A

David

Darling

horizontal-axis wind turbine

Operating principles of a HAWT

A horizontal-axis wind turbine (HAWT) is a wind turbine in which the axis of the rotor's rotation is parallel to the wind stream and the ground. All grid-connected commercial wind turbines today are built with a propeller-type rotor on a horizontal axis (i.e. a horizontal main shaft). Most horizontal axis turbines built today are two- or three-bladed, although some have fewer or more blades. The purpose of the rotor is to convert the linear motion of the wind into rotational energy that can be used to drive a generator.
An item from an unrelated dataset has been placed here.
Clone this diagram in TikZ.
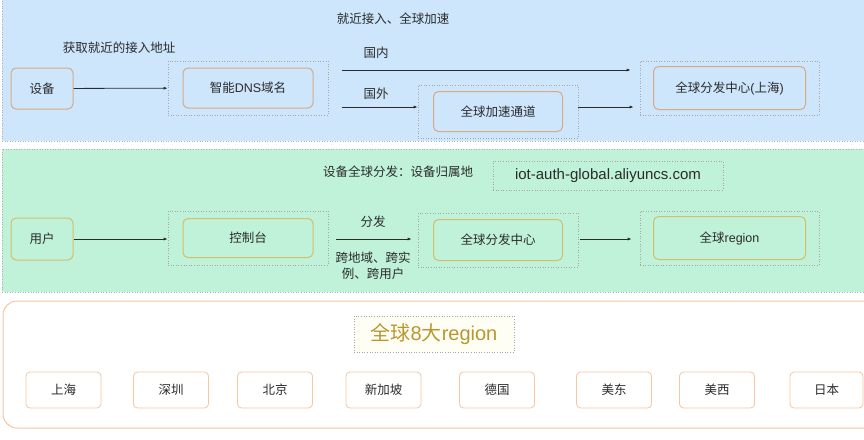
\documentclass[tikz,border=0pt]{standalone}
\usepackage{fontspec}
\setmainfont{Noto Sans CJK SC}
\newfontfamily\latfont{Liberation Sans}
\newcommand{\lat}[1]{{\latfont #1}}
\usetikzlibrary{arrows.meta,positioning}
\definecolor{skyfill}{HTML}{CDE6FC}
\definecolor{mintfill}{HTML}{BFF2D9}
\definecolor{rustline}{HTML}{D9A982}
\definecolor{oliveline}{HTML}{D4BE6B}
\definecolor{peachline}{HTML}{F5C6A0}
\definecolor{goldtext}{HTML}{B8972E}
\definecolor{inktext}{HTML}{2B2B2B}

\begin{document}
\begin{tikzpicture}[
  x=1pt, y=1pt,
  every node/.style={text=inktext, font=\fontsize{12.5pt}{15pt}\selectfont},
  panel/.style={draw=gray!60, dotted, line width=0.6pt},
  holder/.style={draw=gray!70, dotted, line width=0.6pt, minimum width=160pt, minimum height=54pt, inner sep=0pt},
  box/.style={draw=rustline, rounded corners=5pt, line width=1pt, minimum width=130pt, minimum height=40pt, inner sep=0pt, align=center},
  regionbox/.style={draw=peachline, rounded corners=4pt, line width=0.8pt, fill=white, minimum width=75pt, minimum height=36pt, inner sep=0pt},
  lbl/.style={inner sep=1pt, align=center},
  flow/.style={-{Latex[length=4pt,width=3pt]}, draw=inktext, line width=0.8pt}
]
\useasboundingbox (0,0) rectangle (864,-439);

% top panel
\fill[skyfill] (2,2) rectangle (870,-141);
\draw[panel] (2,2) rectangle (870,-141);
\node[lbl] (title1) at (393,-19) {就近接入、全球加速};
\node[lbl] (hint) at (119,-48) {获取就近的接入地址};
\node[box, minimum width=62pt, minimum height=41pt] (dev) at (42,-88.5) {设备};
\node[holder] (dnsHold) at (248,-88) {};
\node[box] (dns) at (dnsHold) {智能\lat{DNS}域名};
\node[holder, minimum height=53pt] (accelHold) at (498,-111.5) {};
\node[box, minimum width=129pt] (accel) at (accelHold) {全球加速通道};
\node[holder, minimum width=179pt] (hubHold) at (729.5,-88) {};
\node[box, minimum width=152pt, minimum height=43pt] (hub) at (hubHold) {全球分发中心\lat{(}上海\lat{)}};
\node[lbl] (dom) at (376,-53) {国内};
\node[lbl] (abroad) at (376,-94) {国外};
\draw[flow] (dev) -- (dnsHold);
\draw[flow, shorten <=14pt, shorten >=9pt] ([yshift=18pt]dnsHold.east) -- ([yshift=18pt]hubHold.west);
\draw[flow, shorten <=14pt] ([yshift=-19pt]dnsHold.east) -- ([yshift=-19pt]dnsHold.east -| accelHold.west);
\draw[flow, shorten >=6pt] ([yshift=-19pt]hubHold.west -| accelHold.east) -- ([yshift=-19pt]hubHold.west);

% middle panel
\fill[mintfill] (2,-149) rectangle (870,-292);
\draw[panel] (2,-149) rectangle (870,-292);
\node[lbl] (title2) at (398,-172) {设备全球分发：设备归属地};
\node[draw=gray!70, dotted, line width=0.6pt, minimum width=230pt, minimum height=29pt, inner sep=0pt,
  font=\fontsize{15pt}{18pt}\selectfont] (domain) at (608,-175.5) {\lat{iot-auth-global.aliyuncs.com}};
\node[box, draw=oliveline, minimum width=62pt, minimum height=42pt] (user) at (42,-239) {用户};
\node[holder] (consoleHold) at (248,-238) {};
\node[box, draw=oliveline, minimum height=39pt] (console) at (consoleHold) {控制台};
\node[holder] (distHold) at (498,-240) {};
\node[box, draw=oliveline, minimum width=129pt, minimum height=41pt] (dist) at (distHold) {全球分发中心};
\node[holder, minimum width=179pt] (regionHold) at (729.5,-238) {};
\node[box, draw=oliveline, minimum width=152pt, minimum height=43pt] (region) at (regionHold) {全球\lat{region}};
\node[lbl] (fanout) at (373,-222) {分发};
\node[lbl, font=\fontsize{12.5pt}{16pt}\selectfont] (scope) at (373,-266) {跨地域、跨实\\例、跨用户};
\draw[flow] (user) -- ([yshift=-1pt]consoleHold.west);
\draw[flow, shorten <=8pt, shorten >=6pt] ([yshift=-1pt]consoleHold.east) -- ([yshift=-1pt]consoleHold.east -| distHold.west);
\draw[flow, shorten <=2pt, shorten >=8pt] ([yshift=1pt]distHold.east) -- ([yshift=1pt]distHold.east -| regionHold.west);

% bottom panel
\draw[peachline, line width=1pt, fill=white, rounded corners=14pt] (3,-301) rectangle (880,-428);
\node[draw=gray!70, dotted, line width=0.6pt, fill=white!96!yellow, minimum width=160pt, minimum height=36pt, inner sep=0pt,
  text=goldtext, font=\fontsize{20pt}{24pt}\selectfont] (regions) at (434,-334) {全球\lat{8}大\lat{region}};
\node[regionbox] (sh) at (63.5,-390) {上海};
\node[regionbox] (sz) at (171,-390) {深圳};
\node[regionbox] (bj) at (275,-390) {北京};
\node[regionbox] (sg) at (383.5,-390) {新加坡};
\node[regionbox] (de) at (497,-390) {德国};
\node[regionbox] (use) at (614,-390) {美东};
\node[regionbox] (usw) at (717,-390) {美西};
\node[regionbox, minimum width=73pt] (jp) at (826.5,-390) {日本};
\end{tikzpicture}
\end{document}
The same basic principle is used in a modern water turbine, where the flow of water is parallel to the rotational axis of the turbine blades.

 

The wind passes over both surfaces of the airfoil shaped blade but passes more rapidly over the longer (upper) side of the airfoil, thus creating a lower-pressure area above the airfoil. The pressure differential between top and bottom surfaces results in aerodynamic lift. In an aircraft wing, this force causes the airfoil to rise, lifting the aircraft off the ground. Since the blades of a wind turbine are constrained to move in a plane with the hub as its center, the lift force causes rotation about the hub. In addition to the lift force, a drag force perpendicular to the lift force impedes rotor rotation. A prime objective in wind turbine design is for the blade to have a relatively high lift-to-drag ratio. This ratio can be varied along the length of the blade to optimize the turbine's energy output at various wind speeds.

 

HAWTs can be subdivided into upwind wind turbines and downwind wind turbines. Compare with vertical-axis wind turbine.